What to produce – Write the data below out exactly as it stands. Do not include the pictures.

— start —

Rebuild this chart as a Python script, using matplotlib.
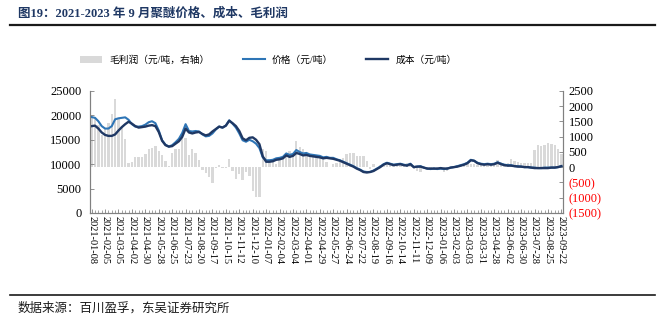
import numpy as np
import pandas as pd
import matplotlib
matplotlib.use("Agg")
import matplotlib.pyplot as plt
from matplotlib.ticker import FuncFormatter

plt.rcParams['font.family'] = ['Liberation Serif', 'Noto Sans CJK SC']

# weekly dates, 2023-05-05 has no data
dates = pd.date_range("2021-01-08", "2023-09-22", freq="7D")
dates = dates[dates != pd.Timestamp("2023-05-05")]
labels = [d.strftime("%Y-%m-%d") for d in dates]

price = [
    19650, 19500, 18800, 17800, 17300, 17300, 17800, 19200, 19400, 19500,
    19600, 19100, 18200, 17700, 17700, 17800, 18100, 18600, 18800, 18400,
    16900, 14900, 14000, 13600, 13900, 14500, 15200, 16400, 18200, 16800,
    16700, 16800, 16700, 16100, 15700, 15800, 16300, 17100, 17700, 17500,
    17900, 19000, 18300, 17500, 16300, 14900, 14600, 15000, 14700, 14200,
    13300, 11400, 10800, 10800, 10900, 11200, 11300, 11500, 12200, 11900,
    12100, 12900, 12500, 12200, 12300, 12000, 11900, 11800, 11700, 11400,
    11500, 11300, 11300, 11000, 10800, 10500, 10200, 9900, 9600, 9200,
    8900, 8500, 8400, 8400, 8700, 9100, 9500, 10000, 10300, 10100,
    9900, 10000, 10100, 9900, 9800, 10100, 9400, 9500, 9600, 9300,
    9100, 9000, 9100, 9000, 9100, 9000, 9100, 9300, 9400, 9600,
    9800, 10000, 10300, 10900, 10700, 10300, 10100, 10000, 10100, 10000,
    10100, 10400, 10100, 9900, 9800, 9800, 9600, 9600, 9500, 9400,
    9400, 9300, 9300, 9200, 9200, 9300, 9300, 9300, 9300, 9400,
    9600,
]

cost = [
    17800, 17900, 17300, 16500, 16000, 15800, 15800, 16100, 16900, 17600,
    18200, 18700, 18300, 17800, 17500, 17600, 17700, 17900, 18000, 17800,
    16600, 14800, 13900, 13600, 13700, 14200, 14700, 15600, 17300, 16500,
    16300, 16500, 16600, 16200, 15900, 16100, 16700, 17200, 17700, 17500,
    17900, 18900, 18400, 17800, 16800, 15300, 14900, 15400, 15500, 15000,
    14100, 11600, 10500, 10500, 10600, 10900, 11000, 11200, 11800, 11500,
    11700, 12300, 12100, 11800, 11900, 11700, 11600, 11500, 11400, 11200,
    11300, 11200, 11100, 10900, 10700, 10400, 10100, 9800, 9500, 9100,
    8800, 8400, 8300, 8400, 8600, 9000, 9400, 9900, 10200, 10000,
    9800, 9900, 10000, 9800, 9700, 10000, 9400, 9500, 9500, 9300,
    9100, 9100, 9100, 9100, 9200, 9100, 9100, 9300, 9400, 9500,
    9700, 9900, 10200, 10800, 10700, 10200, 10000, 9900, 10000, 9900,
    10000, 10300, 10000, 9800, 9700, 9700, 9600, 9500, 9500, 9400,
    9400, 9300, 9200, 9200, 9200, 9200, 9200, 9300, 9300, 9400,
    9600,
]

profit = [
    1720, 1610, 1400, 1070, 1250, 1450, 1740, 2250, 1610, 1290,
    940, 150, 170, 335, 335, 335, 450, 585, 640, 690,
    530, 390, 200, 40, 475, 605, 585, 1070, 960, 390,
    605, 475, 230, -100, -205, -315, -530, -30, 65, -30,
    -40, 260, -120, -390, -230, -420, -170, -280, -770, -985,
    -985, 585, 530, 260, 205, 100, 260, 370, 420, 530,
    475, 855, 660, 585, 475, 420, 400, 370, 340, 260,
    180, 10, 120, 150, 200, 310, 420, 475, 475, 370,
    370, 370, 200, -65, 100, 0, 60, 120, 150, 100,
    60, 80, 140, 120, 150, 110, -60, -120, -150, -40,
    -30, -60, -80, -50, -100, -140, -120, -20, 30, 60,
    50, 90, 110, 120, 100, 80, 60, 70, 90, 110,
    150, 225, 180, 120, 140, 260, 200, 180, 150, 150,
    150, 150, 560, 715, 700, 715, 800, 760, 715, 600,
    420,
]

x = np.arange(len(labels))

fig = plt.figure(figsize=(6.64, 3.23), dpi=100)
ax = fig.add_axes([0.1355, 0.3406, 0.7125, 0.3777])
ax2 = ax.twinx()

bars = ax2.bar(x, profit, width=0.7, color='#D9D9D9', label='毛利润（元/吨，右轴）')
l1, = ax.plot(x, price, color='#2E75B6', lw=1.5, label='价格（元/吨）')
l2, = ax.plot(x, cost, color='#1F3864', lw=1.7, label='成本（元/吨）')

# lines above the bars
ax.set_zorder(ax2.get_zorder() + 1)
ax.patch.set_visible(False)

ax.set_xlim(-0.5, len(x) - 0.5)
ax.set_ylim(0, 25000)
ax.set_yticks(np.arange(0, 25001, 5000))
ax2.set_ylim(-1500, 2500)
ax2.set_yticks(np.arange(-1500, 2501, 500))

ax.set_xticks(x[::4])
ax.set_xticklabels(labels[::4], rotation=-90, fontsize=7.5)
ax.set_xticks(x, minor=True)

def right_fmt(v, pos):
    return f"({abs(int(v))})" if v < 0 else f"{int(v)}"

ax2.yaxis.set_major_formatter(FuncFormatter(right_fmt))
for t, v in zip(ax2.get_yticklabels(), ax2.get_yticks()):
    if v < 0:
        t.set_color('red')

for a in (ax, ax2):
    a.tick_params(direction='in', length=3, width=0.6, color='#808080', labelsize=9)
    a.tick_params(which='minor', direction='in', length=2, width=0.5, color='#808080')
    a.spines['top'].set_visible(False)
    for s in ('left', 'right', 'bottom'):
        a.spines[s].set_color('#808080')
        a.spines[s].set_linewidth(0.8)
ax.tick_params(axis='x', labelsize=7.5, pad=2)
ax.tick_params(axis='y', pad=6)
ax2.tick_params(axis='y', pad=4)

fig.legend(handles=[bars, l1, l2], loc='center', bbox_to_anchor=(0.404, 0.814),
           ncol=3, frameon=False, handlelength=2.3, handletextpad=0.7,
           columnspacing=3.4,
           prop={'family': ['Liberation Serif', 'Noto Sans CJK SC'], 'size': 7})

fig.text(0.027, 0.958, '图19：2021-2023 年 9 月聚醚价格、成本、毛利润', fontsize=9,
         fontweight='bold', color='#1F3864', va='center', ha='left')
fig.add_artist(plt.Line2D([0.015, 0.986], [0.923, 0.923], color='#1a1a1a', lw=1.6))
fig.add_artist(plt.Line2D([0.015, 0.986], [0.087, 0.087], color='#1a1a1a', lw=1.2))
fig.text(0.026, 0.045, '数据来源：百川盈孚，东吴证券研究所', fontsize=9,
         va='center', ha='left', color='#1a1a1a')

fig.savefig('out.png', dpi=100)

— end —

Exercise result –
Rebuild this chart as a Python script, using matplotlib.
import numpy as np
import pandas as pd
import matplotlib
matplotlib.use("Agg")
import matplotlib.pyplot as plt
from matplotlib.ticker import FuncFormatter

plt.rcParams['font.family'] = ['Liberation Serif', 'Noto Sans CJK SC']

# weekly dates, 2023-05-05 has no data
dates = pd.date_range("2021-01-08", "2023-09-22", freq="7D")
dates = dates[dates != pd.Timestamp("2023-05-05")]
labels = [d.strftime("%Y-%m-%d") for d in dates]

price = [
    19650, 19500, 18800, 17800, 17300, 17300, 17800, 19200, 19400, 19500,
    19600, 19100, 18200, 17700, 17700, 17800, 18100, 18600, 18800, 18400,
    16900, 14900, 14000, 13600, 13900, 14500, 15200, 16400, 18200, 16800,
    16700, 16800, 16700, 16100, 15700, 15800, 16300, 17100, 17700, 17500,
    17900, 19000, 18300, 17500, 16300, 14900, 14600, 15000, 14700, 14200,
    13300, 11400, 10800, 10800, 10900, 11200, 11300, 11500, 12200, 11900,
    12100, 12900, 12500, 12200, 12300, 12000, 11900, 11800, 11700, 11400,
    11500, 11300, 11300, 11000, 10800, 10500, 10200, 9900, 9600, 9200,
    8900, 8500, 8400, 8400, 8700, 9100, 9500, 10000, 10300, 10100,
    9900, 10000, 10100, 9900, 9800, 10100, 9400, 9500, 9600, 9300,
    9100, 9000, 9100, 9000, 9100, 9000, 9100, 9300, 9400, 9600,
    9800, 10000, 10300, 10900, 10700, 10300, 10100, 10000, 10100, 10000,
    10100, 10400, 10100, 9900, 9800, 9800, 9600, 9600, 9500, 9400,
    9400, 9300, 9300, 9200, 9200, 9300, 9300, 9300, 9300, 9400,
    9600,
]

cost = [
    17800, 17900, 17300, 16500, 16000, 15800, 15800, 16100, 16900, 17600,
    18200, 18700, 18300, 17800, 17500, 17600, 17700, 17900, 18000, 17800,
    16600, 14800, 13900, 13600, 13700, 14200, 14700, 15600, 17300, 16500,
    16300, 16500, 16600, 16200, 15900, 16100, 16700, 17200, 17700, 17500,
    17900, 18900, 18400, 17800, 16800, 15300, 14900, 15400, 15500, 15000,
    14100, 11600, 10500, 10500, 10600, 10900, 11000, 11200, 11800, 11500,
    11700, 12300, 12100, 11800, 11900, 11700, 11600, 11500, 11400, 11200,
    11300, 11200, 11100, 10900, 10700, 10400, 10100, 9800, 9500, 9100,
    8800, 8400, 8300, 8400, 8600, 9000, 9400, 9900, 10200, 10000,
    9800, 9900, 10000, 9800, 9700, 10000, 9400, 9500, 9500, 9300,
    9100, 9100, 9100, 9100, 9200, 9100, 9100, 9300, 9400, 9500,
    9700, 9900, 10200, 10800, 10700, 10200, 10000, 9900, 10000, 9900,
    10000, 10300, 10000, 9800, 9700, 9700, 9600, 9500, 9500, 9400,
    9400, 9300, 9200, 9200, 9200, 9200, 9200, 9300, 9300, 9400,
    9600,
]

profit = [
    1720, 1610, 1400, 1070, 1250, 1450, 1740, 2250, 1610, 1290,
    940, 150, 170, 335, 335, 335, 450, 585, 640, 690,
    530, 390, 200, 40, 475, 605, 585, 1070, 960, 390,
    605, 475, 230, -100, -205, -315, -530, -30, 65, -30,
    -40, 260, -120, -390, -230, -420, -170, -280, -770, -985,
    -985, 585, 530, 260, 205, 100, 260, 370, 420, 530,
    475, 855, 660, 585, 475, 420, 400, 370, 340, 260,
    180, 10, 120, 150, 200, 310, 420, 475, 475, 370,
    370, 370, 200, -65, 100, 0, 60, 120, 150, 100,
    60, 80, 140, 120, 150, 110, -60, -120, -150, -40,
    -30, -60, -80, -50, -100, -140, -120, -20, 30, 60,
    50, 90, 110, 120, 100, 80, 60, 70, 90, 110,
    150, 225, 180, 120, 140, 260, 200, 180, 150, 150,
    150, 150, 560, 715, 700, 715, 800, 760, 715, 600,
    420,
]

x = np.arange(len(labels))

fig = plt.figure(figsize=(6.64, 3.23), dpi=100)
ax = fig.add_axes([0.1355, 0.3406, 0.7125, 0.3777])
ax2 = ax.twinx()

bars = ax2.bar(x, profit, width=0.7, color='#D9D9D9', label='毛利润（元/吨，右轴）')
l1, = ax.plot(x, price, color='#2E75B6', lw=1.5, label='价格（元/吨）')
l2, = ax.plot(x, cost, color='#1F3864', lw=1.7, label='成本（元/吨）')

# lines above the bars
ax.set_zorder(ax2.get_zorder() + 1)
ax.patch.set_visible(False)

ax.set_xlim(-0.5, len(x) - 0.5)
ax.set_ylim(0, 25000)
ax.set_yticks(np.arange(0, 25001, 5000))
ax2.set_ylim(-1500, 2500)
ax2.set_yticks(np.arange(-1500, 2501, 500))

ax.set_xticks(x[::4])
ax.set_xticklabels(labels[::4], rotation=-90, fontsize=7.5)
ax.set_xticks(x, minor=True)

def right_fmt(v, pos):
    return f"({abs(int(v))})" if v < 0 else f"{int(v)}"

ax2.yaxis.set_major_formatter(FuncFormatter(right_fmt))
for t, v in zip(ax2.get_yticklabels(), ax2.get_yticks()):
    if v < 0:
        t.set_color('red')

for a in (ax, ax2):
    a.tick_params(direction='in', length=3, width=0.6, color='#808080', labelsize=9)
    a.tick_params(which='minor', direction='in', length=2, width=0.5, color='#808080')
    a.spines['top'].set_visible(False)
    for s in ('left', 'right', 'bottom'):
        a.spines[s].set_color('#808080')
        a.spines[s].set_linewidth(0.8)
ax.tick_params(axis='x', labelsize=7.5, pad=2)
ax.tick_params(axis='y', pad=6)
ax2.tick_params(axis='y', pad=4)

fig.legend(handles=[bars, l1, l2], loc='center', bbox_to_anchor=(0.404, 0.814),
           ncol=3, frameon=False, handlelength=2.3, handletextpad=0.7,
           columnspacing=3.4,
           prop={'family': ['Liberation Serif', 'Noto Sans CJK SC'], 'size': 7})

fig.text(0.027, 0.958, '图19：2021-2023 年 9 月聚醚价格、成本、毛利润', fontsize=9,
         fontweight='bold', color='#1F3864', va='center', ha='left')
fig.add_artist(plt.Line2D([0.015, 0.986], [0.923, 0.923], color='#1a1a1a', lw=1.6))
fig.add_artist(plt.Line2D([0.015, 0.986], [0.087, 0.087], color='#1a1a1a', lw=1.2))
fig.text(0.026, 0.045, '数据来源：百川盈孚，东吴证券研究所', fontsize=9,
         va='center', ha='left', color='#1a1a1a')

fig.savefig('out.png', dpi=100)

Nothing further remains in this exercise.